Objective
Repeat the listing that follows, character for character, minus the pictures.

Dataset section
## start

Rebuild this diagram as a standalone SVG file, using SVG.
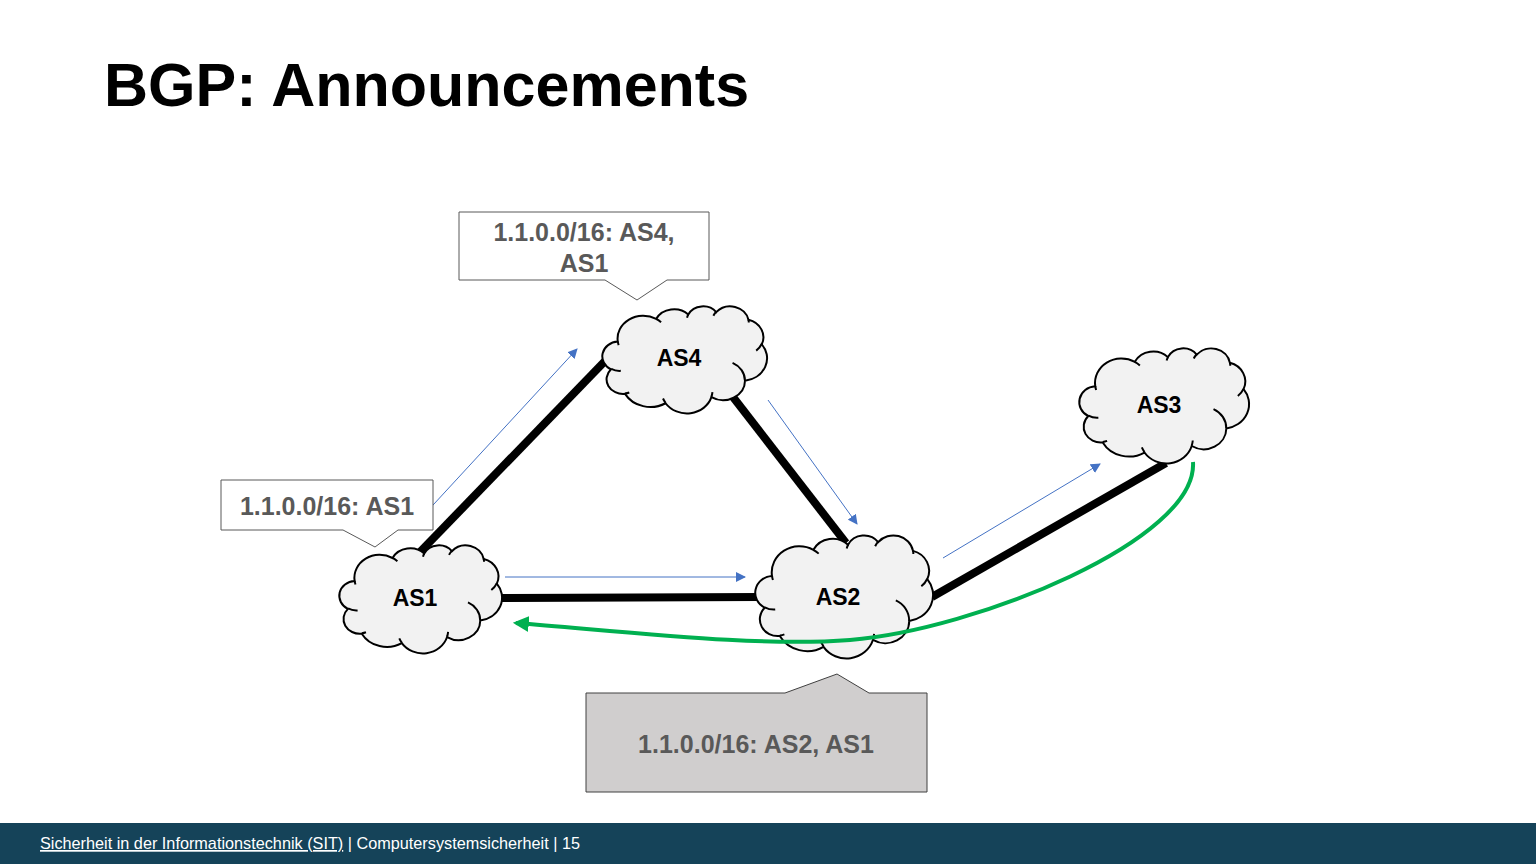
<svg xmlns="http://www.w3.org/2000/svg" xmlns:xlink="http://www.w3.org/1999/xlink" width="1536" height="864" viewBox="0 0 1536 864">
<style>
.cloud{fill:#f2f2f2;stroke:#000;stroke-width:2}
.crease{fill:none;stroke:#000;stroke-width:2}
.lbl{font-family:"Liberation Sans",Arial,sans-serif;font-weight:bold;font-size:23px;fill:#000;text-anchor:middle}
.co{font-family:"Liberation Sans",Arial,sans-serif;font-weight:bold;font-size:25px;fill:#595959;text-anchor:middle}
.link{stroke:#000;stroke-width:8;fill:none}
.ann{stroke:#4472c4;stroke-width:1;fill:none}
.callout{fill:#fff;stroke:#595959;stroke-width:1}
</style>
<defs>
<marker id="blue" viewBox="0 0 10 10" refX="9" refY="5" markerWidth="10" markerHeight="10" markerUnits="userSpaceOnUse" orient="auto">
<path d="M0,0 L10,5 L0,10 z" fill="#4472c4"/>
</marker>
<marker id="green" viewBox="0 0 10 10" refX="8" refY="5" markerWidth="16" markerHeight="16" markerUnits="userSpaceOnUse" orient="auto">
<path d="M0,0 L10,5 L0,10 z" fill="#00b050"/>
</marker>
<symbol id="cloudshape" viewBox="0 0 43200 43200" preserveAspectRatio="none" overflow="visible">
<path class="cloud" vector-effect="non-scaling-stroke" d="M 3900 14370 A 6753 9190 0 0 1 14006 5201 A 5333 7267 0 0 1 22457 3432 A 4365 5945 0 0 1 29834 2480 A 4857 6595 0 0 1 38319 5574 A 5333 7273 0 0 1 41819 15458 A 6775 9220 0 0 1 37405 30202 A 5785 7867 0 0 1 28556 36813 A 6752 9215 0 0 1 16481 39266 A 7720 10543 0 0 1 5804 35472 A 4360 5918 0 0 1 2114 25549 A 4345 5945 0 0 1 3900 14370 Z"/>
<path class="crease" vector-effect="non-scaling-stroke" d="M 4693 26177 A 4345 5945 0 0 1 2159 25379 M 6928 34899 A 4360 5918 0 0 1 5820 35281 M 16478 39090 A 6752 9215 0 0 1 15810 37349 M 28827 34751 A 6752 9215 0 0 1 28560 36661 M 34129 22954 A 5785 7867 0 0 1 37380 30089 M 41798 15354 A 5333 7273 0 0 1 40351 18030 M 38324 5426 A 4857 6595 0 0 1 38401 6690 M 29078 3952 A 4857 6595 0 0 1 29820 2340 M 22141 4720 A 4365 5945 0 0 1 22500 3331 M 14000 5192 A 6753 9190 0 0 1 15301 6542 M 4127 15789 A 6753 9190 0 0 1 3900 14371"/>
</symbol>
</defs>

<rect width="1536" height="864" fill="#fff"/>

<text x="104" y="106" font-family="'Liberation Sans',Arial,sans-serif" font-weight="bold" font-size="61" fill="#000">BGP: Announcements</text>

<g id="links">
<line class="link" x1="420" y1="552" x2="606" y2="360"/>
<line class="link" x1="733" y1="397" x2="846" y2="543"/>
<line class="link" x1="500" y1="598" x2="760" y2="597"/>
<line class="link" x1="932" y1="597" x2="1166" y2="463"/>
</g>

<g id="AS1">
<use xlink:href="#cloudshape" x="340" y="545" width="162" height="108"/>
<text class="lbl" x="415" y="606">AS1</text>
</g>
<g id="AS4">
<use xlink:href="#cloudshape" x="603" y="306" width="164" height="107"/>
<text class="lbl" x="679" y="366">AS4</text>
</g>
<g id="AS3">
<use xlink:href="#cloudshape" x="1080" y="348" width="169" height="115"/>
<text class="lbl" x="1159" y="413">AS3</text>
</g>
<g id="AS2">
<use xlink:href="#cloudshape" x="756" y="535" width="177" height="123"/>
<text class="lbl" x="838" y="605">AS2</text>
</g>

<g id="connectors">
<line class="ann" x1="410" y1="530" x2="577" y2="349" marker-end="url(#blue)"/>
<line class="ann" x1="768" y1="400" x2="857" y2="524" marker-end="url(#blue)"/>
<line class="ann" x1="505" y1="577" x2="745" y2="577" marker-end="url(#blue)"/>
<line class="ann" x1="943" y1="558" x2="1100" y2="464" marker-end="url(#blue)"/>
<path d="M 1193 462 C 1198 540 975 630 850 640 C 760 647 640 633 516 623" stroke="#00b050" stroke-width="4" fill="none" marker-end="url(#green)"/>
</g>

<g id="callout-AS4">
<path class="callout" d="M 459 212 L 709 212 L 709 280 L 667 280 L 637 300 L 605 280 L 459 280 Z"/>
<text class="co" x="584" y="241">1.1.0.0/16: AS4,</text>
<text class="co" x="584" y="272">AS1</text>
</g>
<g id="callout-AS1">
<path class="callout" d="M 221 480 L 433 480 L 433 530 L 398 530 L 375 547 L 343 530 L 221 530 Z"/>
<text class="co" x="327" y="515">1.1.0.0/16: AS1</text>
</g>
<g id="callout-AS2">
<path d="M 586 693 L 785 693 L 837 674 L 869 693 L 927 693 L 927 792 L 586 792 Z" fill="#d0cece" stroke="#404040" stroke-width="1"/>
<text class="co" x="756" y="753">1.1.0.0/16: AS2, AS1</text>
</g>

<g id="footer">
<rect x="0" y="823" width="1536" height="41" fill="#154359"/>
<text x="40" y="849" font-family="'Liberation Sans',Arial,sans-serif" font-size="17" fill="#fff" textLength="540" lengthAdjust="spacingAndGlyphs"><tspan text-decoration="underline">Sicherheit in der Informationstechnik (SIT)</tspan> | Computersystemsicherheit | 15</text>
</g>
</svg>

## end

Solved exercise
Rebuild this diagram as a standalone SVG file, using SVG.
<svg xmlns="http://www.w3.org/2000/svg" xmlns:xlink="http://www.w3.org/1999/xlink" width="1536" height="864" viewBox="0 0 1536 864">
<style>
.cloud{fill:#f2f2f2;stroke:#000;stroke-width:2}
.crease{fill:none;stroke:#000;stroke-width:2}
.lbl{font-family:"Liberation Sans",Arial,sans-serif;font-weight:bold;font-size:23px;fill:#000;text-anchor:middle}
.co{font-family:"Liberation Sans",Arial,sans-serif;font-weight:bold;font-size:25px;fill:#595959;text-anchor:middle}
.link{stroke:#000;stroke-width:8;fill:none}
.ann{stroke:#4472c4;stroke-width:1;fill:none}
.callout{fill:#fff;stroke:#595959;stroke-width:1}
</style>
<defs>
<marker id="blue" viewBox="0 0 10 10" refX="9" refY="5" markerWidth="10" markerHeight="10" markerUnits="userSpaceOnUse" orient="auto">
<path d="M0,0 L10,5 L0,10 z" fill="#4472c4"/>
</marker>
<marker id="green" viewBox="0 0 10 10" refX="8" refY="5" markerWidth="16" markerHeight="16" markerUnits="userSpaceOnUse" orient="auto">
<path d="M0,0 L10,5 L0,10 z" fill="#00b050"/>
</marker>
<symbol id="cloudshape" viewBox="0 0 43200 43200" preserveAspectRatio="none" overflow="visible">
<path class="cloud" vector-effect="non-scaling-stroke" d="M 3900 14370 A 6753 9190 0 0 1 14006 5201 A 5333 7267 0 0 1 22457 3432 A 4365 5945 0 0 1 29834 2480 A 4857 6595 0 0 1 38319 5574 A 5333 7273 0 0 1 41819 15458 A 6775 9220 0 0 1 37405 30202 A 5785 7867 0 0 1 28556 36813 A 6752 9215 0 0 1 16481 39266 A 7720 10543 0 0 1 5804 35472 A 4360 5918 0 0 1 2114 25549 A 4345 5945 0 0 1 3900 14370 Z"/>
<path class="crease" vector-effect="non-scaling-stroke" d="M 4693 26177 A 4345 5945 0 0 1 2159 25379 M 6928 34899 A 4360 5918 0 0 1 5820 35281 M 16478 39090 A 6752 9215 0 0 1 15810 37349 M 28827 34751 A 6752 9215 0 0 1 28560 36661 M 34129 22954 A 5785 7867 0 0 1 37380 30089 M 41798 15354 A 5333 7273 0 0 1 40351 18030 M 38324 5426 A 4857 6595 0 0 1 38401 6690 M 29078 3952 A 4857 6595 0 0 1 29820 2340 M 22141 4720 A 4365 5945 0 0 1 22500 3331 M 14000 5192 A 6753 9190 0 0 1 15301 6542 M 4127 15789 A 6753 9190 0 0 1 3900 14371"/>
</symbol>
</defs>

<rect width="1536" height="864" fill="#fff"/>

<text x="104" y="106" font-family="'Liberation Sans',Arial,sans-serif" font-weight="bold" font-size="61" fill="#000">BGP: Announcements</text>

<g id="links">
<line class="link" x1="420" y1="552" x2="606" y2="360"/>
<line class="link" x1="733" y1="397" x2="846" y2="543"/>
<line class="link" x1="500" y1="598" x2="760" y2="597"/>
<line class="link" x1="932" y1="597" x2="1166" y2="463"/>
</g>

<g id="AS1">
<use xlink:href="#cloudshape" x="340" y="545" width="162" height="108"/>
<text class="lbl" x="415" y="606">AS1</text>
</g>
<g id="AS4">
<use xlink:href="#cloudshape" x="603" y="306" width="164" height="107"/>
<text class="lbl" x="679" y="366">AS4</text>
</g>
<g id="AS3">
<use xlink:href="#cloudshape" x="1080" y="348" width="169" height="115"/>
<text class="lbl" x="1159" y="413">AS3</text>
</g>
<g id="AS2">
<use xlink:href="#cloudshape" x="756" y="535" width="177" height="123"/>
<text class="lbl" x="838" y="605">AS2</text>
</g>

<g id="connectors">
<line class="ann" x1="410" y1="530" x2="577" y2="349" marker-end="url(#blue)"/>
<line class="ann" x1="768" y1="400" x2="857" y2="524" marker-end="url(#blue)"/>
<line class="ann" x1="505" y1="577" x2="745" y2="577" marker-end="url(#blue)"/>
<line class="ann" x1="943" y1="558" x2="1100" y2="464" marker-end="url(#blue)"/>
<path d="M 1193 462 C 1198 540 975 630 850 640 C 760 647 640 633 516 623" stroke="#00b050" stroke-width="4" fill="none" marker-end="url(#green)"/>
</g>

<g id="callout-AS4">
<path class="callout" d="M 459 212 L 709 212 L 709 280 L 667 280 L 637 300 L 605 280 L 459 280 Z"/>
<text class="co" x="584" y="241">1.1.0.0/16: AS4,</text>
<text class="co" x="584" y="272">AS1</text>
</g>
<g id="callout-AS1">
<path class="callout" d="M 221 480 L 433 480 L 433 530 L 398 530 L 375 547 L 343 530 L 221 530 Z"/>
<text class="co" x="327" y="515">1.1.0.0/16: AS1</text>
</g>
<g id="callout-AS2">
<path d="M 586 693 L 785 693 L 837 674 L 869 693 L 927 693 L 927 792 L 586 792 Z" fill="#d0cece" stroke="#404040" stroke-width="1"/>
<text class="co" x="756" y="753">1.1.0.0/16: AS2, AS1</text>
</g>

<g id="footer">
<rect x="0" y="823" width="1536" height="41" fill="#154359"/>
<text x="40" y="849" font-family="'Liberation Sans',Arial,sans-serif" font-size="17" fill="#fff" textLength="540" lengthAdjust="spacingAndGlyphs"><tspan text-decoration="underline">Sicherheit in der Informationstechnik (SIT)</tspan> | Computersystemsicherheit | 15</text>
</g>
</svg>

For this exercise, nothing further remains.